Supplementation with aronia – in the form of aronia juice from the supermarket – keeps cholesterol balance and the walls of the blood vessels young as we age. Bulgarian researchers at the University of Plovdiv reached this conclusion after doing an animal study that was published in Evidence-Based Complementary and Alternative Medicine.
Aronia berries contain enormous amounts of polyphenols. As a result of this, their taste is not what we’d describe as optimal – but the expectations surrounding their health-promoting effects are high.
One litre of aronia berry juice contains for example almost 5 g polyphenols, 4 g of which consist of proanthocyanins. The two most common polyphenols in aronia juice are the hydroxyciannamates neochlorogenic acid and chlorogenic acid.
The researchers wanted to know whether they would be able to show the anti-ageing effects of aronia juice. They bought a couple of bottles of aronia juice from the Bulgarian company Vitanea, and gave them to the older rats. By the way, Vitanea did not sponsor the subject. The researchers were funded by the Bulgarian government.

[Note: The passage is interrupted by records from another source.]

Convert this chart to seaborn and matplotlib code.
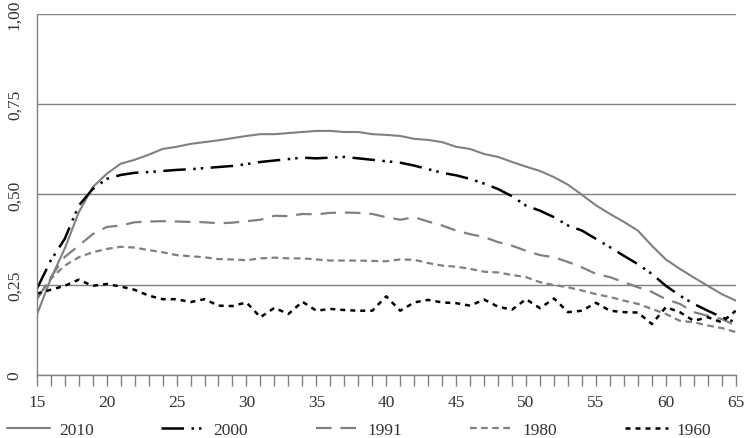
import numpy as np
import pandas as pd
import matplotlib
matplotlib.use("Agg")
import matplotlib.pyplot as plt
from matplotlib.ticker import MultipleLocator
import seaborn as sns

ages = list(range(15, 66))

y2010 = [0.166, 0.266, 0.35, 0.45, 0.52, 0.557, 0.585, 0.596, 0.61, 0.626,
         0.632, 0.64, 0.645, 0.65, 0.656, 0.662, 0.667, 0.667, 0.67, 0.673,
         0.676, 0.676, 0.673, 0.673, 0.667, 0.665, 0.662, 0.654, 0.651, 0.645,
         0.632, 0.626, 0.612, 0.604, 0.59, 0.577, 0.565, 0.548, 0.527, 0.499,
         0.47, 0.446, 0.424, 0.40, 0.358, 0.32, 0.294, 0.27, 0.247, 0.224, 0.206]
y2000 = [0.238, 0.317, 0.377, 0.469, 0.515, 0.543, 0.554, 0.56, 0.562, 0.565,
         0.568, 0.57, 0.573, 0.576, 0.579, 0.584, 0.59, 0.594, 0.598, 0.602,
         0.60, 0.602, 0.604, 0.60, 0.596, 0.592, 0.588, 0.58, 0.57, 0.56,
         0.553, 0.543, 0.53, 0.515, 0.495, 0.469, 0.455, 0.437, 0.414, 0.40,
         0.377, 0.354, 0.33, 0.307, 0.28, 0.247, 0.22, 0.197, 0.178, 0.16, 0.146]
y1991 = [0.21, 0.27, 0.327, 0.358, 0.39, 0.41, 0.414, 0.423, 0.425, 0.426,
         0.425, 0.424, 0.423, 0.42, 0.422, 0.426, 0.43, 0.441, 0.44, 0.446,
         0.445, 0.449, 0.45, 0.449, 0.446, 0.437, 0.43, 0.437, 0.425, 0.414,
         0.40, 0.39, 0.382, 0.368, 0.358, 0.344, 0.332, 0.326, 0.313, 0.298,
         0.28, 0.271, 0.257, 0.243, 0.23, 0.21, 0.197, 0.174, 0.164, 0.155, 0.137]
y1980 = [0.21, 0.266, 0.303, 0.326, 0.34, 0.349, 0.355, 0.353, 0.346, 0.34,
         0.332, 0.329, 0.326, 0.321, 0.32, 0.318, 0.323, 0.325, 0.323, 0.323,
         0.32, 0.317, 0.317, 0.317, 0.316, 0.315, 0.32, 0.319, 0.31, 0.303,
         0.30, 0.294, 0.286, 0.284, 0.277, 0.271, 0.257, 0.249, 0.243, 0.234,
         0.224, 0.216, 0.206, 0.197, 0.183, 0.169, 0.15, 0.146, 0.137, 0.13, 0.119]
y1960 = [0.225, 0.236, 0.247, 0.264, 0.247, 0.252, 0.245, 0.236, 0.22, 0.21,
         0.21, 0.202, 0.21, 0.192, 0.191, 0.201, 0.16, 0.186, 0.169, 0.203,
         0.178, 0.183, 0.18, 0.178, 0.178, 0.218, 0.178, 0.201, 0.208, 0.201,
         0.199, 0.192, 0.209, 0.189, 0.181, 0.21, 0.185, 0.212, 0.174, 0.178,
         0.20, 0.178, 0.174, 0.173, 0.141, 0.188, 0.174, 0.15, 0.16, 0.146, 0.178]

labels = ['2010', '2000', '1991', '1980', '1960']
series = [y2010, y2000, y1991, y1980, y1960]
colors = ['#808080', '#000000', '#808080', '#808080', '#000000']
styles = ['-', (0, (9, 3, 1, 2, 1, 3)), (0, (7, 4)), (0, (3, 2)), (0, (2, 2))]
widths = [1.5, 1.8, 1.6, 1.6, 1.8]

sns.set_style('white')
plt.rcParams['font.family'] = ['Liberation Serif', 'DejaVu Serif']

fig = plt.figure(figsize=(7.5, 4.39), dpi=100)
ax = fig.add_axes([0.049, 0.1435, 0.932, 0.8225])

for lab, vals, c, ls, lw in zip(labels, series, colors, styles, widths):
    df = pd.DataFrame({'age': ages, 'v': vals})
    sns.lineplot(data=df, x='age', y='v', ax=ax, color=c, linestyle=ls,
                 linewidth=lw, label=lab, legend=False)

ax.set_xlim(15, 65)
ax.set_ylim(0, 1.0)
ax.set_xlabel('')
ax.set_ylabel('')

ax.xaxis.set_major_locator(MultipleLocator(5))
ax.xaxis.set_minor_locator(MultipleLocator(1))
ax.tick_params(axis='x', which='both', direction='out', length=8, width=1,
               color='#808080', bottom=True, labelsize=12.5, pad=6)
ax.set_yticks([0, 0.25, 0.5, 0.75, 1.0])
ax.set_yticklabels(['0', '0,25', '0,50', '0,75', '1,00'], rotation=90, va='center')
ax.tick_params(axis='y', length=0, labelsize=12.5, pad=16)
for t in ax.get_yticklabels() + ax.get_xticklabels():
    t.set_color('#333333')
    t.set_ha('center')

ax.grid(axis='y', color='#808080', linewidth=1)
ax.grid(axis='x', visible=False)
for s in ['top', 'right']:
    ax.spines[s].set_visible(False)
for s in ['left', 'bottom']:
    ax.spines[s].set_color('#808080')
    ax.spines[s].set_linewidth(1)

handles = ax.get_lines()[:5]
leg = fig.legend(handles, labels, loc='center left', bbox_to_anchor=(0.009, 0.018),
                 ncol=5, frameon=False, fontsize=12.5, handlelength=2.5,
                 columnspacing=3.9, handletextpad=0.5, borderpad=0, borderaxespad=0)
for t in leg.get_texts():
    t.set_color('#333333')

fig.savefig('out.png', dpi=100)
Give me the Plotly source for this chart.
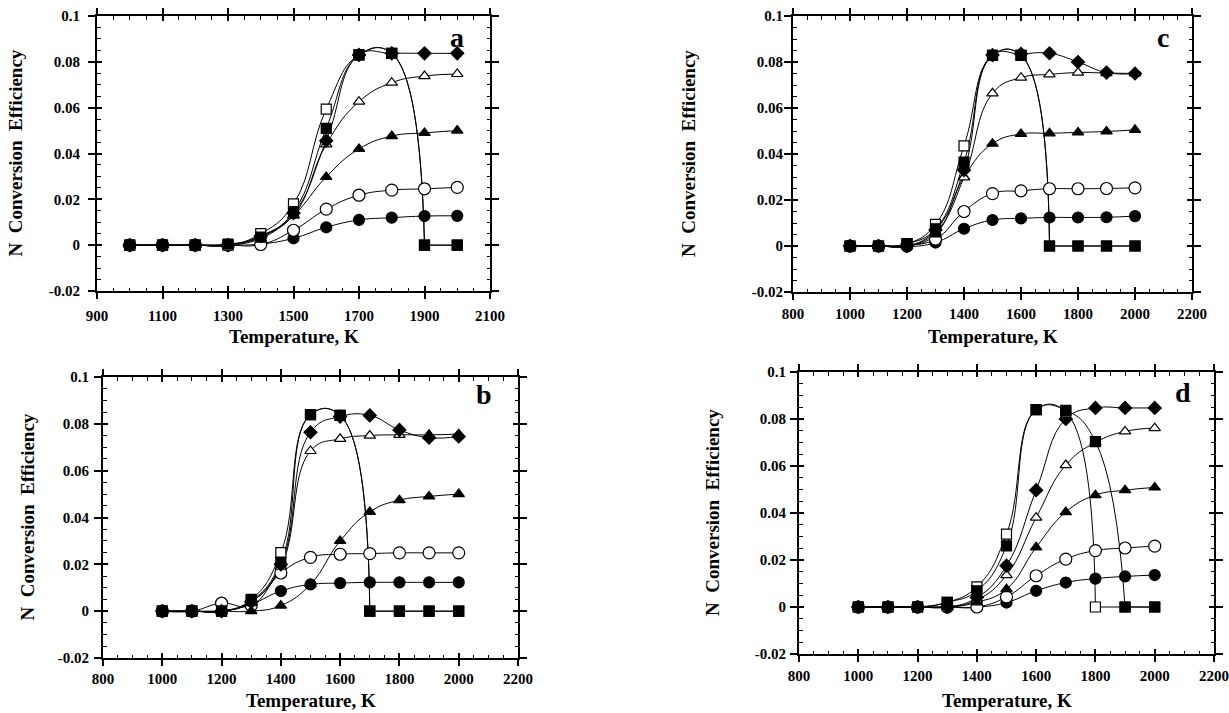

For three months the researchers gave 10-month old [i.e. adult] lab rats for three months [lab rats have a life expectancy of about two years] 64 ml aronia juice per kg bodyweight. The human equivalent of this dose for an adult would be about 700 ml per day. And that’s a lot.
At the end of the three months the researchers analysed the rats’ blood [A], and compared it with blood from rats of the same age [CO] and with that of young rats that were a couple of months old [CY] and had not been given aronia juice.
The old rats in the CO group had more ‘bad’ cholesterol LDL in their blood than the young rats did. A high LDL level is still regarded as one of the most important predictors of cardiovascular disease that we know.
When the researchers studied the aorta – a crucial artery near the heart – they saw that the blood vessel walls of the A group were in a better state than those of the CO group.
So, in this study, aging resulted in a declining cholesterol balance and quality of the blood vessel walls; but aronia supplementation partially reversed this decline.
“The importance of the present study is associated with a potential application of its findings in human nutrition and preventive medicine”, the researchers write. “Its results indicate that Aronia melanocarpa juice improves lipid profile of supplemented animals and slows down the age-related changes in the aortic wall.”
“The analysis of the atherogenic and cardioprotective indices definitely confirms that chokeberry juice has antiatherogenic and cardioprotective effects and can be recommended as a prophylactic means for healthy aging.”